Thumb-sucking also can lead to dental problems. A child who is still thumb-sucking by age 5, when permanent teeth start coming in, may develop an abnormal bite. Beyond a simple overbite, some children develop speech problems: troubles with the “S” sound and other “tongue-tip” sounds, according to Forrest Umberger, PhD, a professor of special education and communications disorders at Valdosta State University in Georgia.

“Many of our clients are referred to us by orthodontists,” says Umberger, who has studied the role of thumb-sucking in muscle and facial pathology. “The idea is not just to do a cosmetic fix but to help children correct the speech difficulties once the sucking habit is gone.”

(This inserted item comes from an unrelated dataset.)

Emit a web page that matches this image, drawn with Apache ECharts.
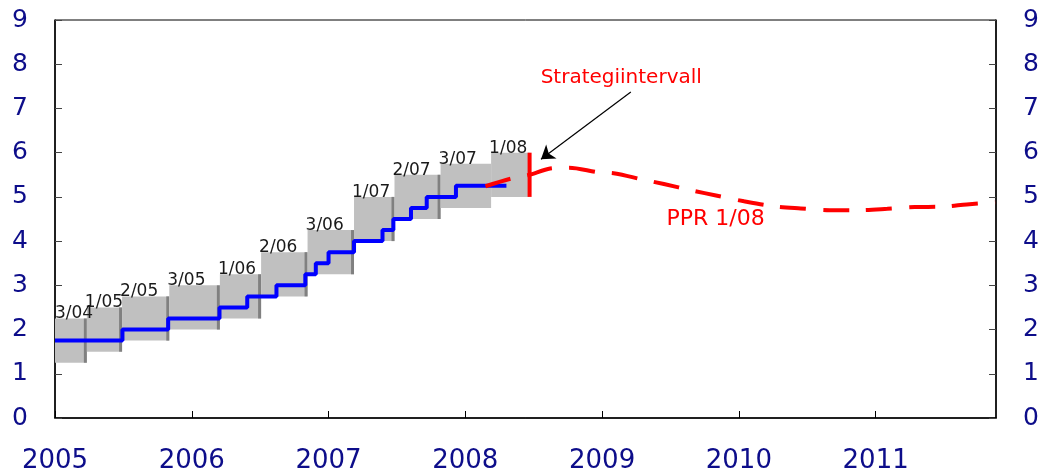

Prolonged finger-sucking also can cause minor physical problems like chapped skin, calluses, and fingernail infections. In Michael’s case, the second finger on his right hand became shriveled up, and the nail barely grew. During winter the skin on that finger would become dry and cracked, which only seemed to make him want to suck it more.

Support, Guidance Key

“If a child who is older than 5 or 6 is still sucking his thumb and having difficulty stopping, parents ought to think about what they can do to help him,” Hack says. Before insisting that a child go “cold turkey,” it’s important to observe how deeply entrenched your child’s behavior is, she says. How often does your child suck and in front of whom? If it happens only at bedtime or in front of family members, it’s a less serious problem than if it happens at school or in social situations.

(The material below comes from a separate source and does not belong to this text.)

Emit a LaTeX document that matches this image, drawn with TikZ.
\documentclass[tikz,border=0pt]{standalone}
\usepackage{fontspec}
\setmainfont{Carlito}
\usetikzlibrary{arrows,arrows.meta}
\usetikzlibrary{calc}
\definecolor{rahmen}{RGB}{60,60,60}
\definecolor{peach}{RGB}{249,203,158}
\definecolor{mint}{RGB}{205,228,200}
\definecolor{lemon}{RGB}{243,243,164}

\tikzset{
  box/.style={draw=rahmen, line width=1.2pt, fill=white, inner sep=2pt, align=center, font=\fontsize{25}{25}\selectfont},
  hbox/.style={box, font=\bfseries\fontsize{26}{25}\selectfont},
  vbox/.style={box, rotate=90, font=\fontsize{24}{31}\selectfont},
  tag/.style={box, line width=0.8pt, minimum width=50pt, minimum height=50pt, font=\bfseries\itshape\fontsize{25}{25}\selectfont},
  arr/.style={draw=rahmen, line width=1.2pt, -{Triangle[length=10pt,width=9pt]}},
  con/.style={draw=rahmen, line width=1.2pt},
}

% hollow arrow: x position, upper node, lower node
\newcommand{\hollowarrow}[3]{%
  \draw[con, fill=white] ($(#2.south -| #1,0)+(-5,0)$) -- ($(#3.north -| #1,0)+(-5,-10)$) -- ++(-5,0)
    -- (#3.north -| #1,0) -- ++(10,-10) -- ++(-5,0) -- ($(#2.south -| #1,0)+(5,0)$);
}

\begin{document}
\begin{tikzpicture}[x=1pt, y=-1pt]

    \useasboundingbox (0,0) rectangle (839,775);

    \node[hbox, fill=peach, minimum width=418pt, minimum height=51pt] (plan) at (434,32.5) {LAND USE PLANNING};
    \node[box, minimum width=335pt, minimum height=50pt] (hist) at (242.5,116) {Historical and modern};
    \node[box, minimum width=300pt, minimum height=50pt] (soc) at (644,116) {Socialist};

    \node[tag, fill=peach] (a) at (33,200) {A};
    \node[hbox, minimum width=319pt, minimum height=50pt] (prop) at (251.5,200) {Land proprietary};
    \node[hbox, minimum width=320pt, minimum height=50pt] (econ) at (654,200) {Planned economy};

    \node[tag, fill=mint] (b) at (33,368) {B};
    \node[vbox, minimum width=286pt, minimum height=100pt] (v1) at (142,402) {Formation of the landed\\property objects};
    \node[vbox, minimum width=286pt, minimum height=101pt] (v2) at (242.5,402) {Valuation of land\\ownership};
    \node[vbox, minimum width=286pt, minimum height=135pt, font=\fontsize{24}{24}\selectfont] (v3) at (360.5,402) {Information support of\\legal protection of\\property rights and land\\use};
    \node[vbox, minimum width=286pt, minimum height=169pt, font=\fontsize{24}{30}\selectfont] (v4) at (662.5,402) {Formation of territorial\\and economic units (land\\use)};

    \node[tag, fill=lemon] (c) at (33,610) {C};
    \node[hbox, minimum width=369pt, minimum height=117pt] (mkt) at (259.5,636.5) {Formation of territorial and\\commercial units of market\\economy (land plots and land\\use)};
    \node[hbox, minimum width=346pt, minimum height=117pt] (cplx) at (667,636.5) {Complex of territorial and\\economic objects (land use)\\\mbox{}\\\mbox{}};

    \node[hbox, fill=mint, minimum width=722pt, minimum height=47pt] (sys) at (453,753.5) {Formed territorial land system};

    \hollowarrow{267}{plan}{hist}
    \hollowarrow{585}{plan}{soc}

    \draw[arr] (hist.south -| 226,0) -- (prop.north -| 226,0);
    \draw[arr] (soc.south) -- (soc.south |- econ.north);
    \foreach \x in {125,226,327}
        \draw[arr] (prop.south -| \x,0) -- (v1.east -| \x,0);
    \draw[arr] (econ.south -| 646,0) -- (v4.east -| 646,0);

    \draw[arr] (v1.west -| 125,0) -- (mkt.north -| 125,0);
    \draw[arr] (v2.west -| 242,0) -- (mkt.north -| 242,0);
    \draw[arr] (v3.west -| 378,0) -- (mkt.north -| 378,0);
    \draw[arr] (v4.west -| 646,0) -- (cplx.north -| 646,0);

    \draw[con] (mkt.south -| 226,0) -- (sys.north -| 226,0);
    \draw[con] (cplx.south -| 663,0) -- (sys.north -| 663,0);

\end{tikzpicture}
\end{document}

Attempts to steer a child away from thumb-sucking can backfire if they are not tempered with support and guidance. Don’t nag or reprimand your child, and don’t pull a child’s finger out of his mouth. These kinds of actions can result in a power struggle, experts say. “The truth is most kids over 6 really do want to stop, but they need some extra help,” Goldstein says.

Simple Treatment Plan

Breaking a habit is a much easier feat when the child is a willing participant. Many parents have success with a simple behavioral approach that engages the child in the process. Here’s how it works:

First, says Hack, call a one-month moratorium on discussion. “If finger-sucking is part of a power struggle, not mentioning it may help extinguish the behavior,” she says. Next, buy poster board and stickers and make a “progress chart.” Offer a prize at the end of each week for no sucking — and a larger reward at the end of the month. Make sure that your child has an active role in the plan; for example, decide together how many slip-ups he’s allowed each week and have him choose the stickers and place them on the chart.

It may also be helpful to place a bitter-tasting liquid on the nail (not directly on the finger), especially at night, as a reminder not to suck. Products for this purpose are sold over the counter, but home remedies can be just as effective. What worked for Michael was perfume. Each night for two weeks, I asked him to choose a bottle of perfume from my collection. He would sniff them all, pick one, and I would place a dab at the tip of his finger. “Yuck,” he’d always say, but he clearly welcomed the crutch. Mittens, gloves, or a finger-splint may also be worn at night. It may take six weeks or more to successfully break the habit.

Dentists Can Help, Too

While your child is trying to change his or her behavior, it’s essential to give lots of praise and support: an extra cuddle, a special outing, playing a new game together. Be aware of situations that might promote thumb-sucking, like TV or riding in the car. “Use your imagination to guide your child to other means of solace that are more age-appropriate,” Hack says.

If this program doesn’t work, don’t despair. Breaking a longstanding habit is difficult and some children may need additional help. Talk to your child’s dentist, who may recommend inserting a device in the child’s mouth that prevents sucking. These oral appliances go by names like “palatal bar” and “crib” and come in fixed and removable versions.

If the problem seems particularly resistant to treatment, this may be a signal that your child is troubled about a deeper problem, Goldstein says. In this case, you may want to seek the advice of a mental health professional.